Wearing all shades of pink and bringing cheer to a dreary day, everyone is walking for someone: a grandmother, a friend, a child. They are walking for the living and for those who have passed on.
"I'm walking for my mother," says Jodi Turner. She references to a pin on her sweatshirt. "This is a picture of us last year at the walk. We didn't know she was re-diagnosed, and she died this year."
Faces, both teary and smiling, stand out among the crowd of more than 3,500 in the 8th annual "Making Strides" walk against breast cancer. It's an event that happens all over the country, spreading one message.
"Tell your wife, your mother, your daughter: If they're 40 or older, they need to have a mammogram every year," says Kate Follett of the American Cancer Society.
The participants raised more than $240,000 Saturday, up $40,000 from last year.
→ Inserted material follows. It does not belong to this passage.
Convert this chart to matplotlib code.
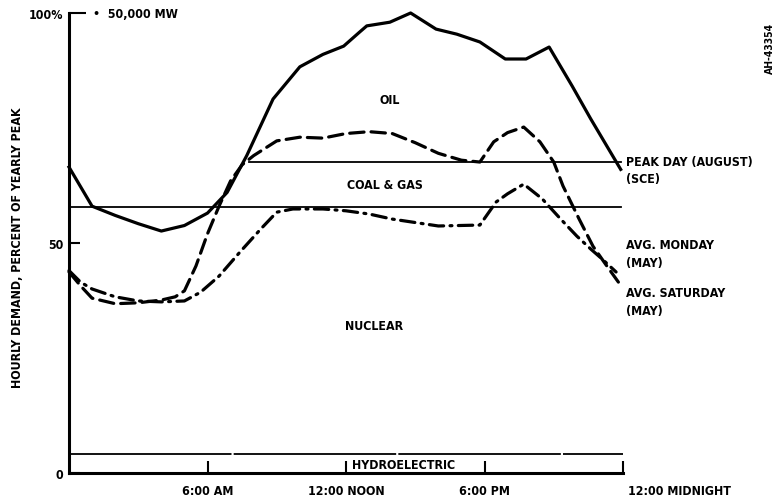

For some, the yearly event is a way to both hold onto memories as well as talk about their hopes for the future of breast cancer.
"Hopefully a cure!" says 11-year survivor Kathy Hatfield. "So [my daughters] don't have to go through what I went through."
"To be here and walk this with everybody, you know, people that pass you and their shirts say 'Survivor,' that's huge-- because that could be me or my niece [one day]," Turner says.
Turner and her team of 25 friends and family members raised more than $2,000 in honor of her mother Terry. But this year's walk was more difficult for Turner than she had expected.
"It's depressing-- and it's wonderful," she says. "You know, I know she's here and I know that I'm taking her place, and that makes a huge difference."